Bill Belichick has certainly earned the benefit of the doubt when it comes to roster machinations, but he raised a few eyebrows when he made a surprise signing on this date in 2013. On the eve of mandatory minicamp that year, Tebowmania made its way to Foxborough when the Patriots signed quarterback Tim Tebow.
At that point of his career, Tebow wasn’t far removed from his standout 2011 campaign. That year, Tebow went 7-4 in his 11 starts with the Broncos, and he even helped guide Denver to a playoff win. Of course, there were still plenty of pundits who questioned if Tebow could actually succeed as a starting NFL quarterback. Despite the solid record as a starter, Tebow only completed 46.5 percent of his passes that season, but he predictably showed much more promise on the ground, where he ran for 660 yards and six scores.
The Broncos decided to go all-in for the 2012 campaign, adding Peyton Manning to the mix. Tebow was ultimately shipped off to the Jets, where he started two games while mostly serving as a backup and wildcat alternative to Mark Sanchez. Tebow was cut by New York the following April.
The market wasn’t all that hot for Tebow, leading to him remaining unsigned for a couple of months. Then, the Patriots made the sudden signing on June 10, 2013. While the transaction certainly took many by surprise, it made some sense. For starters, the move reunited the QB with Josh McDaniels, who Tebow had his most NFL success under when the two were in Denver.
Secondly, there wouldn’t be any pressure for Tebow to play a major role in New England; he was never going to supplant Tom Brady, and most reporters opined that he would likely slide in third on the depth chart behind Ryan Mallett. The Patriots have been known to get creative with some of their personnel, so beyond serving as a back-of-the-depth-chart, wildcard option, there was some hope that the organization would try him out at some skill positions.
Finally, the stingy Patriots didn’t need to make any financial commitment to Tebow, which perhaps played a role in them tolerating the media circus that accompanied. While Tebow technically inked a two-year contract with the organization, it contained no guaranteed money and was mostly based on playing-time incentives.
Tebow’s stint in New England didn’t end up lasting all that long. He got into a pair of preseason games for the Patriots, with his 36.7 percent completion rate ranking last among all qualifying players. He was picked off twice and sacked a number of times, although he did manage to shake loose for 91 rushing yards on 16 attempts.

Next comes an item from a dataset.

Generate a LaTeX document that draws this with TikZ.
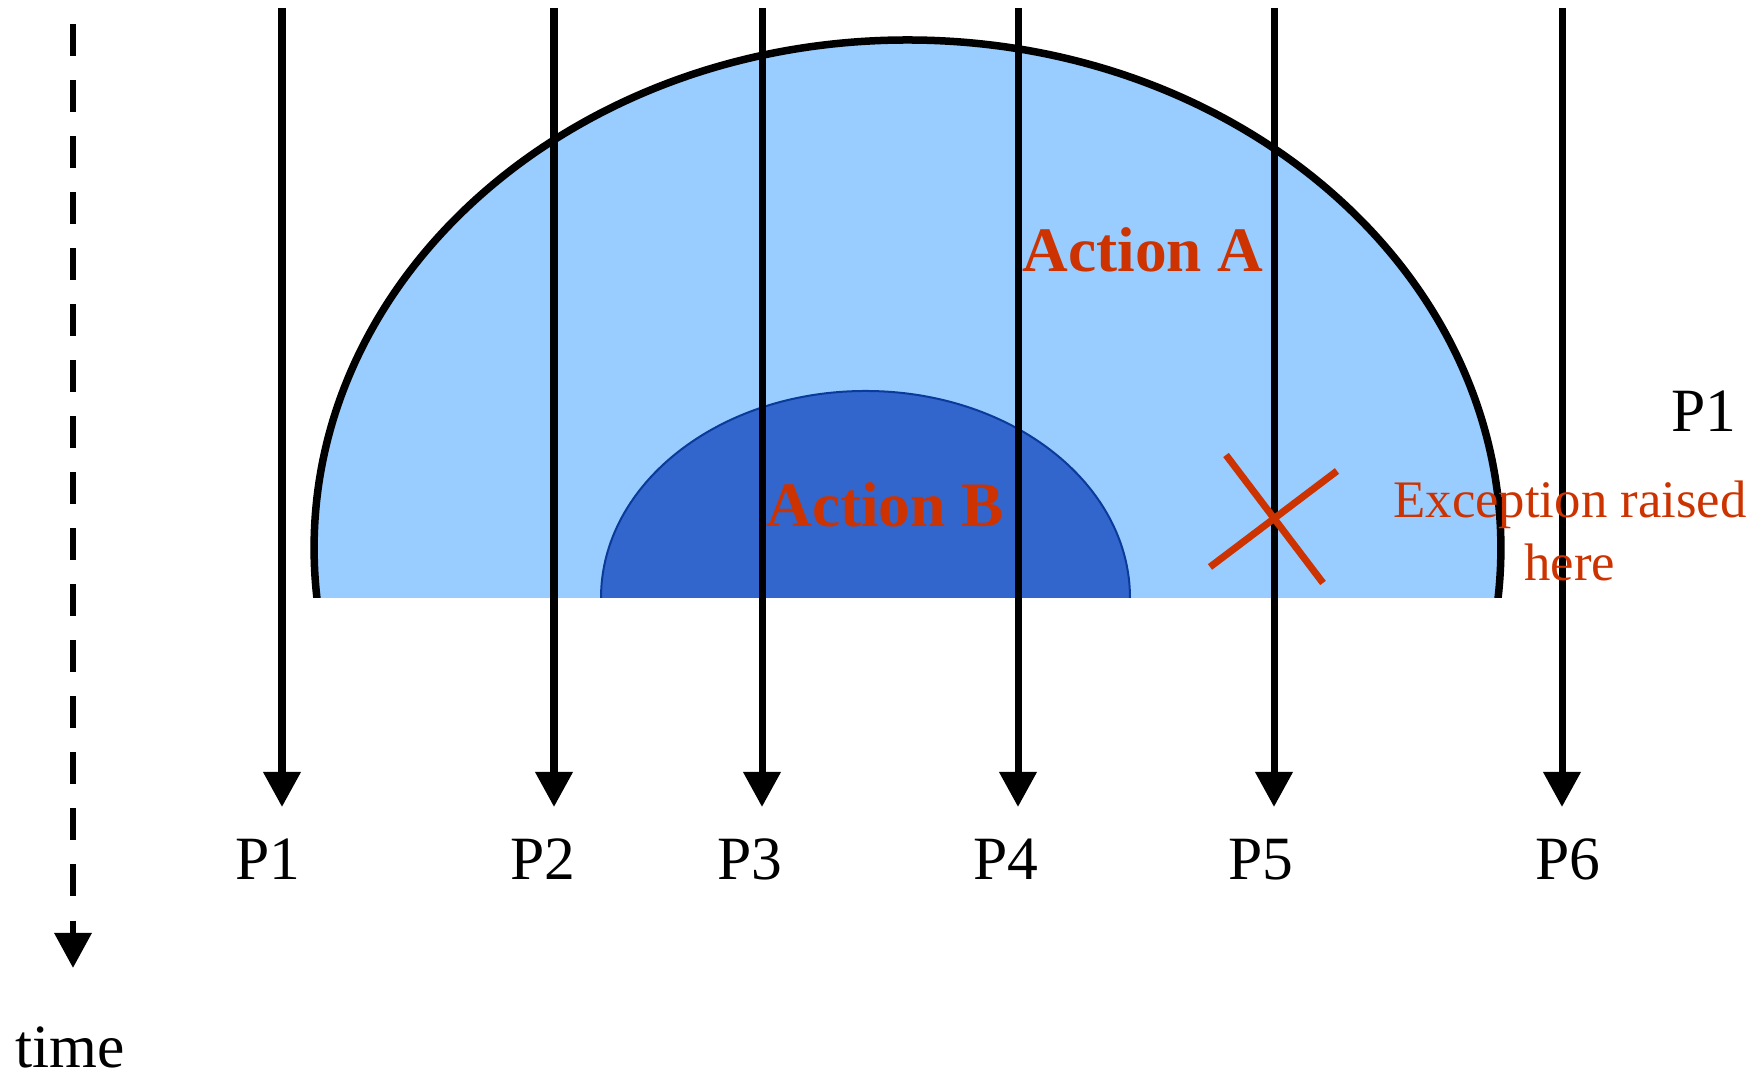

“It’s not just one game [that matters],” Belichick said following Tebow’s underwhelming preseason finale (via ESPN), “although every game is important. But the body of work, the camp, the rate of improvement, the ability to do the things that players are going to be asked to do at their respective positions [also matters].”
Whatever Tebow was showing Belichick off the field, it wasn’t enough to keep his job. Tebow was among the Patriots’ final cuts during the preseason, with the QB tweeting that he would “remain in relentless pursuit of continuing [his] lifelong dream of being an NFL quarterback.”
The Patriots rolled forward with only two QBs on the roster for the 2013 campaign, and Brady ended up taking every snap at the position that season. While the Tebow signing is ultimately just a footnote in the story of the Brady/Belichick Patriots, the signing may have given us a clue that the organization was considering future options at QB outside of Mallett, a former third-round pick. Indeed, during the 2014 NFL Draft, the Patriots ended up selecting Jimmy Garoppolo in the second round.
As for Tebow, the signal-caller would get a few more NFL opportunities before all was said and done. He spent the 2015 preseason with the Eagles, and during the 2021 preseason, he caught on with Urban Meyer as a tight end in Jacksonville. Still, he hasn’t seen the field since 2012.